### Task details
Please transcribe the data that follows without the pictures, keeping every word the same.

### Data shown
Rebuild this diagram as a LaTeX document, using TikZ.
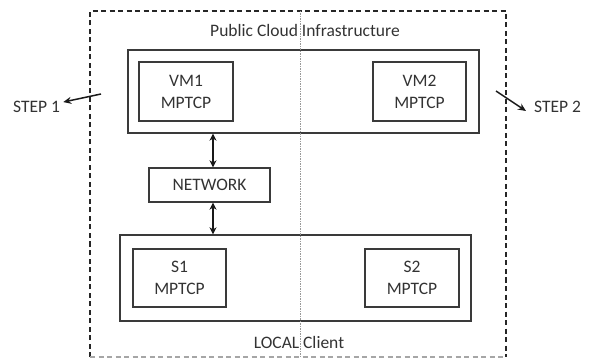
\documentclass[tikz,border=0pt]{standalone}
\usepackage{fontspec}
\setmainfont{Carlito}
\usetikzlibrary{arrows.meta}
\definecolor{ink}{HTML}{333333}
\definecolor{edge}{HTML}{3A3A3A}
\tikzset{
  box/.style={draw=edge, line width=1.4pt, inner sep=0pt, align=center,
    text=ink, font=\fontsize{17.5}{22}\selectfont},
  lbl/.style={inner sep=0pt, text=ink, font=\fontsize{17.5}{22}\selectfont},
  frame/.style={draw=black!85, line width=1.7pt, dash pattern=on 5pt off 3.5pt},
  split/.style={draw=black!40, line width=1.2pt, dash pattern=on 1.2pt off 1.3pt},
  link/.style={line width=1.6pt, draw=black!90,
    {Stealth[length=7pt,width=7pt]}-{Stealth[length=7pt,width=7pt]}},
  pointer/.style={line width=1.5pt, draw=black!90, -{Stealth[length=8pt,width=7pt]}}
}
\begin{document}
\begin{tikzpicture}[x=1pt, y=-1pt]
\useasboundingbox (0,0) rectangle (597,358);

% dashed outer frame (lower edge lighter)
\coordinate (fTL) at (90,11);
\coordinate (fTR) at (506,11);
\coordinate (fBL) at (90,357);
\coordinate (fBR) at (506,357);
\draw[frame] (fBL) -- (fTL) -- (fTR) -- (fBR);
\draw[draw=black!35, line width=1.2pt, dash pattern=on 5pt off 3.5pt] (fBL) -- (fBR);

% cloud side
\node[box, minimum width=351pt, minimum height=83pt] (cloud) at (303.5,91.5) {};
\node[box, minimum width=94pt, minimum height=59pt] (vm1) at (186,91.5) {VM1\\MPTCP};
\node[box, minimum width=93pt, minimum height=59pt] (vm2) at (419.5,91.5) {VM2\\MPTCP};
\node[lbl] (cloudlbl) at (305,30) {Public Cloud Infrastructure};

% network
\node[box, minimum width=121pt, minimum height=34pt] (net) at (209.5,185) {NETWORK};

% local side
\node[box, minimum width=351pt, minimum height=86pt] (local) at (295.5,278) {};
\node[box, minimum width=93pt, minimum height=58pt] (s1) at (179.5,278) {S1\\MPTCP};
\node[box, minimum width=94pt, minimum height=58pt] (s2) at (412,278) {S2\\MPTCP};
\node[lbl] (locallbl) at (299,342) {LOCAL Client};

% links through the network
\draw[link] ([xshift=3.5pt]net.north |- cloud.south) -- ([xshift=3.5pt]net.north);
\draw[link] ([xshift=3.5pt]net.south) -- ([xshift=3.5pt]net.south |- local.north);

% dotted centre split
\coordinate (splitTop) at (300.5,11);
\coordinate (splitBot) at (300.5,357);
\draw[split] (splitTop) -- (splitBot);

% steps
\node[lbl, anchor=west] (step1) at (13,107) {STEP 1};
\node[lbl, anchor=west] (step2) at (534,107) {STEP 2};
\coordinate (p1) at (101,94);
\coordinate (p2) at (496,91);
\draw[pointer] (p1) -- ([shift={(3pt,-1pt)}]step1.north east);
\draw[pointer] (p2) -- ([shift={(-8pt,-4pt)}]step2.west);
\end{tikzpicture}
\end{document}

### Exercise result
Rebuild this diagram as a LaTeX document, using TikZ.
\documentclass[tikz,border=0pt]{standalone}
\usepackage{fontspec}
\setmainfont{Carlito}
\usetikzlibrary{arrows.meta}
\definecolor{ink}{HTML}{333333}
\definecolor{edge}{HTML}{3A3A3A}
\tikzset{
  box/.style={draw=edge, line width=1.4pt, inner sep=0pt, align=center,
    text=ink, font=\fontsize{17.5}{22}\selectfont},
  lbl/.style={inner sep=0pt, text=ink, font=\fontsize{17.5}{22}\selectfont},
  frame/.style={draw=black!85, line width=1.7pt, dash pattern=on 5pt off 3.5pt},
  split/.style={draw=black!40, line width=1.2pt, dash pattern=on 1.2pt off 1.3pt},
  link/.style={line width=1.6pt, draw=black!90,
    {Stealth[length=7pt,width=7pt]}-{Stealth[length=7pt,width=7pt]}},
  pointer/.style={line width=1.5pt, draw=black!90, -{Stealth[length=8pt,width=7pt]}}
}
\begin{document}
\begin{tikzpicture}[x=1pt, y=-1pt]
\useasboundingbox (0,0) rectangle (597,358);

% dashed outer frame (lower edge lighter)
\coordinate (fTL) at (90,11);
\coordinate (fTR) at (506,11);
\coordinate (fBL) at (90,357);
\coordinate (fBR) at (506,357);
\draw[frame] (fBL) -- (fTL) -- (fTR) -- (fBR);
\draw[draw=black!35, line width=1.2pt, dash pattern=on 5pt off 3.5pt] (fBL) -- (fBR);

% cloud side
\node[box, minimum width=351pt, minimum height=83pt] (cloud) at (303.5,91.5) {};
\node[box, minimum width=94pt, minimum height=59pt] (vm1) at (186,91.5) {VM1\\MPTCP};
\node[box, minimum width=93pt, minimum height=59pt] (vm2) at (419.5,91.5) {VM2\\MPTCP};
\node[lbl] (cloudlbl) at (305,30) {Public Cloud Infrastructure};

% network
\node[box, minimum width=121pt, minimum height=34pt] (net) at (209.5,185) {NETWORK};

% local side
\node[box, minimum width=351pt, minimum height=86pt] (local) at (295.5,278) {};
\node[box, minimum width=93pt, minimum height=58pt] (s1) at (179.5,278) {S1\\MPTCP};
\node[box, minimum width=94pt, minimum height=58pt] (s2) at (412,278) {S2\\MPTCP};
\node[lbl] (locallbl) at (299,342) {LOCAL Client};

% links through the network
\draw[link] ([xshift=3.5pt]net.north |- cloud.south) -- ([xshift=3.5pt]net.north);
\draw[link] ([xshift=3.5pt]net.south) -- ([xshift=3.5pt]net.south |- local.north);

% dotted centre split
\coordinate (splitTop) at (300.5,11);
\coordinate (splitBot) at (300.5,357);
\draw[split] (splitTop) -- (splitBot);

% steps
\node[lbl, anchor=west] (step1) at (13,107) {STEP 1};
\node[lbl, anchor=west] (step2) at (534,107) {STEP 2};
\coordinate (p1) at (101,94);
\coordinate (p2) at (496,91);
\draw[pointer] (p1) -- ([shift={(3pt,-1pt)}]step1.north east);
\draw[pointer] (p2) -- ([shift={(-8pt,-4pt)}]step2.west);
\end{tikzpicture}
\end{document}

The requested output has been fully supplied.